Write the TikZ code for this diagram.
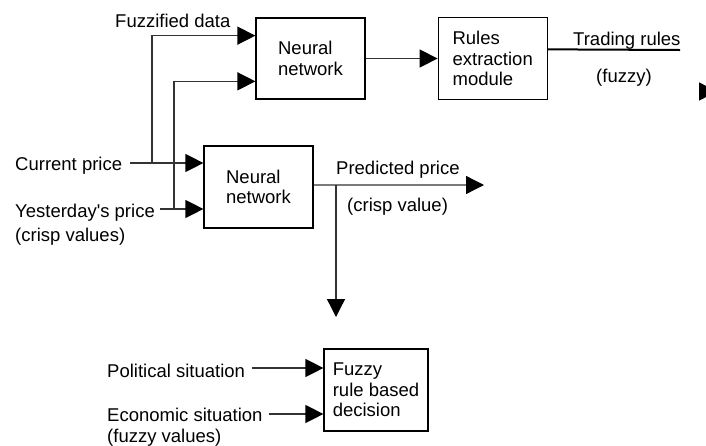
\documentclass[tikz,border=0pt]{standalone}
\usepackage{fontspec}
\setmainfont{Liberation Sans}
\usepackage{tikz}
\usetikzlibrary{arrows.meta, positioning, calc}

\begin{document}
\begin{tikzpicture}[
    x=1pt, y=-1pt,
    font=\fontsize{18.5}{20.5}\selectfont,
    block/.style={rectangle, draw=black, line width=1.2pt,
                  minimum height=82pt, minimum width=109pt,
                  align=left, inner sep=0pt},
    lbl/.style={anchor=west, inner sep=0pt},
    arr/.style={-{Triangle[length=18pt, width=18pt, color=black]},
                line width=1.3pt, draw=black!80},
    wire/.style={line width=1.3pt, draw=black!80},
]
\useasboundingbox (0,0) rectangle (706,445);

%% Blocks
\node[block, minimum height=81pt] (nn1)   at (310.5,58.5) {Neural\\network};
\node[block, right=72pt of nn1]   (rules) {Rules\\extraction\\module};
\node[block]                      (nn2)   at (258.5,187) {Neural\\network};
\node[block, minimum width=104pt] (fuzzy) at (376,390) {Fuzzy\\rule based\\decision};

%% Labels
\node[lbl] (fuzz)      at (115,21)    {Fuzzified data};
\node[lbl] (cur)       at (15,166)    {Current price};
\node[lbl] (yest)      at (15,212.5)  {Yesterday\textquotesingle s price};
\node[lbl] (yestnote)  at (15,236.5)  {(crisp values)};
\node[lbl] (pred)      at (336,170)   {Predicted price};
\node[lbl] (prednote)  at (347,206.5) {(crisp value)};
\node[lbl] (trade)     at (573,40.5)  {Trading rules};
\node[lbl] (tradenote) at (596,77.5)  {(fuzzy)};
\node[lbl] (pol)       at (107,370.5) {Political situation};
\node[lbl] (eco)       at (107,414.5) {Economic situation};
\node[lbl] (econote)   at (107,437.5) {(fuzzy values)};

%% Wire ends and branch points
\coordinate (curS)  at (130,163);
\coordinate (curB)  at (152,163);
\coordinate (yestS) at (160,209);
\coordinate (yestB) at (174,209);
\coordinate (predS) at ($(nn2.north east)!.476!(nn2.south east)$);
\coordinate (predE) at (484,185);
\coordinate (predB) at (336,185);
\coordinate (predD) at (336,317);
\coordinate (trS)   at ($(rules.north east)!.39!(rules.south east)$);
\coordinate (trE)   at (680,50);
\coordinate (trTip) at (699,91.5);
\coordinate (polS)  at (252,368);
\coordinate (ecoS)  at (269,414);

%% Arrows
\draw[arr] (curS)  -- (curS -| nn2.west);
\draw[arr] (curB)  |- ($(nn1.north west)!.222!(nn1.south west)$);
\draw[arr] (yestS) -- (yestS -| nn2.west);
\draw[arr] (yestB) |- ($(nn1.north west)!.778!(nn1.south west)$);
\draw[arr] (nn1)   -- (rules);
\draw[arr] (predS) -- (predE);
\draw[arr] (predB) -- (predD);
\draw[wire, draw=black, line width=2pt] (trS) -- (trE);
\draw[arr] (trTip) -- ++(18,0);
\draw[arr] (polS)  -- (polS -| fuzzy.west);
\draw[arr] (ecoS)  -- (ecoS -| fuzzy.west);
\end{tikzpicture}
\end{document}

※

Using the material above, return every line exactly as it appears, minus the pictures.

Write the TikZ code for this diagram.
\documentclass[tikz,border=0pt]{standalone}
\usepackage{fontspec}
\setmainfont{Liberation Sans}
\usepackage{tikz}
\usetikzlibrary{arrows.meta, positioning, calc}

\begin{document}
\begin{tikzpicture}[
    x=1pt, y=-1pt,
    font=\fontsize{18.5}{20.5}\selectfont,
    block/.style={rectangle, draw=black, line width=1.2pt,
                  minimum height=82pt, minimum width=109pt,
                  align=left, inner sep=0pt},
    lbl/.style={anchor=west, inner sep=0pt},
    arr/.style={-{Triangle[length=18pt, width=18pt, color=black]},
                line width=1.3pt, draw=black!80},
    wire/.style={line width=1.3pt, draw=black!80},
]
\useasboundingbox (0,0) rectangle (706,445);

%% Blocks
\node[block, minimum height=81pt] (nn1)   at (310.5,58.5) {Neural\\network};
\node[block, right=72pt of nn1]   (rules) {Rules\\extraction\\module};
\node[block]                      (nn2)   at (258.5,187) {Neural\\network};
\node[block, minimum width=104pt] (fuzzy) at (376,390) {Fuzzy\\rule based\\decision};

%% Labels
\node[lbl] (fuzz)      at (115,21)    {Fuzzified data};
\node[lbl] (cur)       at (15,166)    {Current price};
\node[lbl] (yest)      at (15,212.5)  {Yesterday\textquotesingle s price};
\node[lbl] (yestnote)  at (15,236.5)  {(crisp values)};
\node[lbl] (pred)      at (336,170)   {Predicted price};
\node[lbl] (prednote)  at (347,206.5) {(crisp value)};
\node[lbl] (trade)     at (573,40.5)  {Trading rules};
\node[lbl] (tradenote) at (596,77.5)  {(fuzzy)};
\node[lbl] (pol)       at (107,370.5) {Political situation};
\node[lbl] (eco)       at (107,414.5) {Economic situation};
\node[lbl] (econote)   at (107,437.5) {(fuzzy values)};

%% Wire ends and branch points
\coordinate (curS)  at (130,163);
\coordinate (curB)  at (152,163);
\coordinate (yestS) at (160,209);
\coordinate (yestB) at (174,209);
\coordinate (predS) at ($(nn2.north east)!.476!(nn2.south east)$);
\coordinate (predE) at (484,185);
\coordinate (predB) at (336,185);
\coordinate (predD) at (336,317);
\coordinate (trS)   at ($(rules.north east)!.39!(rules.south east)$);
\coordinate (trE)   at (680,50);
\coordinate (trTip) at (699,91.5);
\coordinate (polS)  at (252,368);
\coordinate (ecoS)  at (269,414);

%% Arrows
\draw[arr] (curS)  -- (curS -| nn2.west);
\draw[arr] (curB)  |- ($(nn1.north west)!.222!(nn1.south west)$);
\draw[arr] (yestS) -- (yestS -| nn2.west);
\draw[arr] (yestB) |- ($(nn1.north west)!.778!(nn1.south west)$);
\draw[arr] (nn1)   -- (rules);
\draw[arr] (predS) -- (predE);
\draw[arr] (predB) -- (predD);
\draw[wire, draw=black, line width=2pt] (trS) -- (trE);
\draw[arr] (trTip) -- ++(18,0);
\draw[arr] (polS)  -- (polS -| fuzzy.west);
\draw[arr] (ecoS)  -- (ecoS -| fuzzy.west);
\end{tikzpicture}
\end{document}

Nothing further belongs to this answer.